Questo signore, ora pensionato settantasettenne, nonostante sia stato chiamato in causa da un suo collega (Salvatore Genova), nonostante diversi articoli e un libro recente che ne hanno raccontato l’attività di seviziatore agli ordini dello Stato, indicandolo sotto l’eteronimo di professor De Tormentis, copertura sotto la quale lui stesso ha riconosciuto a mezzabocca le sevizie commesse, pur non rischiando più nulla sul piano penale non vuole venire allo scoperto.
Recentemente, dopo un esposto inviato all’ordine, il suo nome è scomparso anche dall’albo degli avvocati napoletani (attività a cui si era dedicato dopo aver lasciato il ministero dell’Interno con la qualifica di questore), dove compariva regolarmente fino a poche settimane fa.

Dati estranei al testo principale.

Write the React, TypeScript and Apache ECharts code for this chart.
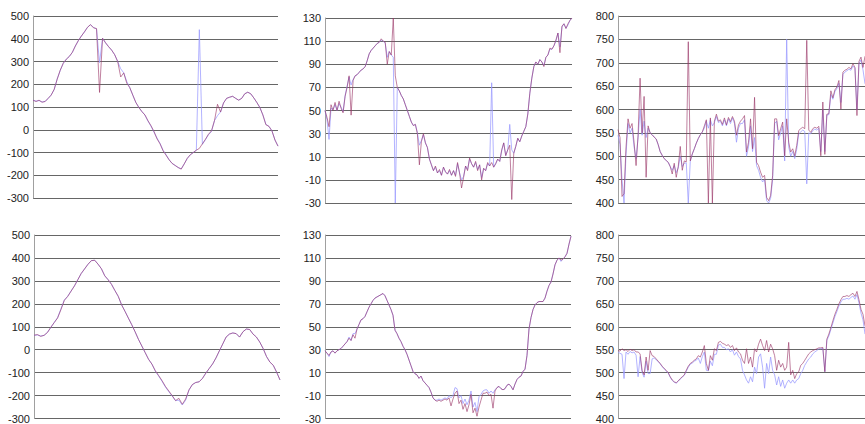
import React, { useEffect, useRef } from "react";
import * as echarts from "echarts";

// Y axis ranges: [min, max, interval]
const rangeA = [-300, 500, 100];
const rangeB = [-30, 130, 20];
const rangeC = [400, 800, 50];

// Panel 1 (top-left)
const p1Blue = [130,126,128,122,125,137,153,176,224,260,292,310,322,340,368,392,412,430,450,462,450,443,295,402,382,365,350,330,300,268,250,212,185,152,120,98,80,65,38,16,-10,-36,-60,-90,-110,-132,-148,-157,-166,-172,-150,-126,-110,-100,-90,440,-64,-44,-22,-8,40,62,78,118,138,143,147,138,130,138,158,165,158,140,120,98,65,24,15,-5,-45,-72];
const p1Red = [130,124,130,121,124,138,152,178,222,262,292,310,322,340,368,392,412,430,450,462,448,445,164,402,382,365,350,330,300,232,250,205,185,152,120,98,80,65,40,18,-8,-40,-62,-92,-112,-132,-148,-157,-166,-173,-150,-126,-110,-100,-90,-82,-62,-42,-20,-5,40,112,78,118,138,143,147,138,130,138,158,165,158,140,120,98,65,22,15,-5,-45,-72];

// Panel 2 (top-middle)
const p2Blue = [50,42,25,52,51,55,50,56,53,49,63,71,79,72,77,80,81,83,85,86,88,93,99,102,104,106,108,109,111,110,108,96,101,98,96,-30,70,67,63,60,55,50,45,40,37,38,31,20,24,29,22,18,8,3,-2,1,-4,-2,-6,1,-3,-5,-2,-6,-2,-6,4,-4,-10,-7,2,-1,8,4,1,5,-1,3,-8,0,-2,4,2,74,1,4,8,6,15,22,11,16,38,16,13,19,26,23,28,32,36,47,65,78,88,92,90,94,92,89,96,98,103,103,106,110,117,105,122,125,121,124,128,130];
const p2Red = [50,44,36,55,50,57,50,58,52,48,62,70,80,46,76,80,81,83,85,86,88,93,99,102,104,106,108,109,112,110,109,90,101,98,130,80,70,67,63,60,55,50,45,40,37,38,30,3,23,30,22,18,8,3,-2,2,-4,-1,-6,1,-3,-5,-1,-6,-2,-7,5,-4,-17,-8,2,-2,9,4,1,6,-2,3,-10,0,-2,5,2,5,1,4,8,6,16,22,11,16,20,-27,13,19,26,23,28,32,36,47,65,78,88,92,90,94,92,88,96,98,104,103,106,111,117,100,123,125,121,125,128,130];

// Panel 3 (top-right)
const p3Blue = [545,525,450,400,505,570,550,560,520,495,540,600,545,575,540,560,550,546,541,537,525,510,502,495,491,487,478,470,480,465,475,500,478,485,486,400,490,505,516,528,538,546,552,560,575,560,578,565,572,585,572,575,565,578,565,580,570,582,570,530,560,570,570,578,500,520,565,510,540,480,470,455,445,450,405,400,410,450,570,575,535,550,565,490,750,520,500,510,495,515,548,552,556,553,441,550,548,555,558,556,560,510,600,510,588,589,632,622,638,645,656,615,675,680,683,686,684,693,688,600,698,706,685,655];
const p3Red = [557,540,414,420,520,580,560,570,530,480,545,667,550,628,455,565,550,546,541,537,525,510,502,495,491,487,478,462,485,455,478,521,470,490,488,745,490,505,516,528,538,546,552,565,578,400,582,400,575,590,575,578,568,582,567,583,574,585,575,545,567,575,580,587,509,530,580,516,626,487,480,466,455,459,412,405,416,459,580,580,544,559,573,501,580,530,509,516,501,523,555,559,562,559,748,556,551,559,562,560,564,501,616,504,590,591,640,625,642,648,662,601,680,684,686,690,687,698,690,587,703,712,690,714];

// Panel 4 (bottom-left)
const p4Blue = [63,64,60,62,76,97,119,140,178,217,233,256,278,305,332,352,372,388,390,373,353,322,305,285,258,232,196,168,138,109,78,45,16,-13,-42,-63,-93,-115,-138,-163,-183,-202,-222,-220,-241,-220,-176,-152,-143,-140,-125,-102,-82,-62,-36,-6,24,55,68,73,70,55,78,90,88,68,55,33,5,-30,-54,-68,-98,-132];
const p4Red = [63,66,58,63,75,98,118,138,175,215,232,255,278,305,332,352,372,388,390,373,353,322,305,285,258,233,195,167,138,109,78,45,16,-13,-42,-63,-92,-113,-135,-160,-180,-200,-222,-212,-238,-215,-175,-152,-143,-140,-125,-102,-82,-62,-36,-5,25,55,68,73,70,55,78,90,88,68,55,33,5,-30,-54,-68,-98,-132];

// Panel 5 (bottom-middle)
const p5Blue = [29,27,24,28,29,27,29,30,31,33,35,37,41,38,44,44,48,52,56,57,59,63,67,70,73,75,76,77,78,79,77,73,69,65,60,47,44,40,37,33,30,26,21,16,11,9,8,5,7,3,1,-1,-3,-7,-12,-14,-14,-13,-14,-13,-12,-13,-10,-12,-10,-3,-4,-12,-10,-17,-13,-18,-14,-6,-20,-16,-24,-11,-9,-6,-5,-5,-8,-6,-8,-5,-3,-2,-4,-5,-4,-1,0,-2,-5,0,4,6,7,11,13,25,48,58,65,69,71,72,72,72,75,81,86,89,96,104,108,110,107,109,111,114,122,129];
const p5Red = [29,27,25,28,29,27,29,30,31,33,35,37,40,38,43,40,48,52,56,57,59,63,67,70,73,75,76,77,78,79,77,73,69,65,60,47,44,40,37,33,30,26,21,16,11,9,8,5,7,3,1,-1,-3,-7,-12,-14,-15,-14,-15,-14,-13,-14,-12,-19,-13,-8,-6,-17,-14,-22,-17,-24,-18,-9,-25,-21,-28,-20,-14,-8,-8,-7,-10,-9,-21,-6,-3,-2,-4,-5,-4,-1,0,-2,-5,0,4,6,7,11,13,25,48,58,65,69,71,72,72,72,75,81,86,89,96,104,108,110,108,109,111,114,122,129];

// Panel 6 (bottom-right)
const p6Blue = [545,542,540,487,545,540,546,543,545,538,491,535,500,490,525,498,498,530,532,528,524,519,513,508,504,499,490,483,479,477,481,486,490,494,503,512,518,521,525,527,532,520,535,545,505,504,525,515,540,540,560,562,555,555,550,552,545,550,538,545,535,530,505,495,484,477,491,480,512,498,534,541,512,466,520,498,534,505,495,473,491,470,484,466,477,484,477,484,477,484,487,498,505,516,523,530,534,541,545,548,552,552,553,502,570,580,594,608,622,633,645,654,660,660,662,660,664,667,660,670,652,630,615,584];
const p6Red = [548,547,552,548,550,546,551,548,550,545,545,541,505,495,534,505,548,537,535,530,525,520,514,509,505,500,491,484,480,478,482,487,491,495,505,514,520,523,527,530,537,534,545,559,520,505,537,527,552,548,566,568,564,562,559,561,555,559,548,554,545,541,527,520,552,520,534,512,552,545,562,573,559,548,570,545,562,552,537,505,527,512,520,505,512,566,495,505,487,498,502,516,520,527,534,541,545,548,550,552,554,554,555,502,573,584,598,613,627,638,650,659,666,666,668,666,670,673,666,677,659,638,627,602];

const panels = [
  { blue: p1Blue, red: p1Red, range: rangeA, grid: { left: 33, top: 16, width: 245, height: 182 } },
  { blue: p2Blue, red: p2Red, range: rangeB, grid: { left: 325, top: 18, width: 247, height: 185 } },
  { blue: p3Blue, red: p3Red, range: rangeC, grid: { left: 618, top: 16, width: 247, height: 187 } },
  { blue: p4Blue, red: p4Red, range: rangeA, grid: { left: 34, top: 235, width: 246, height: 185 } },
  { blue: p5Blue, red: p5Red, range: rangeB, grid: { left: 325, top: 235, width: 246, height: 185 } },
  { blue: p6Blue, red: p6Red, range: rangeC, grid: { left: 618, top: 235, width: 247, height: 185 } },
];

export default function App() {
  const ref = useRef<HTMLDivElement>(null);
  useEffect(() => {
    if (!ref.current) return;
    const chart = echarts.init(ref.current, undefined, { renderer: "svg" });
    chart.setOption({
      animation: false,
      backgroundColor: "#ffffff",
      grid: panels.map((p) => ({ ...p.grid })),
      xAxis: panels.map((p, i) => ({
        type: "category",
        gridIndex: i,
        boundaryGap: false,
        data: p.red.map((_, k) => String(k)),
        show: false,
      })),
      yAxis: panels.map((p, i) => ({
        type: "value",
        gridIndex: i,
        min: p.range[0],
        max: p.range[1],
        interval: p.range[2],
        axisLine: { show: true, lineStyle: { color: "#a0a0a0", width: 1 } },
        axisTick: { show: false },
        axisLabel: {
          fontSize: 11,
          color: "#222222",
          margin: 4,
          fontFamily: "'Liberation Sans', Arial, sans-serif",
        },
        splitLine: { show: true, lineStyle: { color: "#666666", width: 1 } },
      })),
      series: panels.flatMap((p, i) => [
        {
          type: "line",
          xAxisIndex: i,
          yAxisIndex: i,
          data: p.blue,
          showSymbol: false,
          silent: true,
          lineStyle: { color: "#9999ff", width: 1, opacity: 0.75 },
          emphasis: { disabled: true },
        },
        {
          type: "line",
          xAxisIndex: i,
          yAxisIndex: i,
          data: p.red,
          showSymbol: false,
          silent: true,
          lineStyle: { color: "#993366", width: 1, opacity: 0.62 },
          emphasis: { disabled: true },
        },
      ]),
    });
    return () => chart.dispose();
  }, []);
  return (
    <div
      ref={ref}
      style={{ position: "absolute", left: 0, top: 0, width: 865, height: 424, background: "#fff" }}
    />
  );
}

Di “Nicola Ciocia-De Tormentis” ci siamo diffusamente occupati in questo blog (per gli approfondimenti rinviamo ai diversi link) e continueremo a farlo ancora. C’è infatti molto da raccontare: dall’organigramma delle torture, alla filiera di comando, al decisivo ruolo di copertura svolto dalla magistratura fino ad un illuminante dibattito sull’opportunità del ricorso alla tortura e sulla particolare forma di stato di eccezione che si è avuto in Italia sul finire degli anni 70. Discussione che si è tenuta alcuni anni fa sui maggiori quotidiani italiani.
La vicenda Basili-Ciocia (alias De Tormentis) dimostra come l’Italia abbia dato forma ad un singolare paradosso: alla memoria storica svuotata dei fatti sociali è stata sostituita la memoria giudiziaria; all’oblio penale si è sovrapposto l’oblio dei fatti sociali. Così un decennio di speranze e di lotte è divenuto l’icona del male contemporaneo, un simbolo negativo che cristallizza odii e risentimenti, sofferenze e malintesi.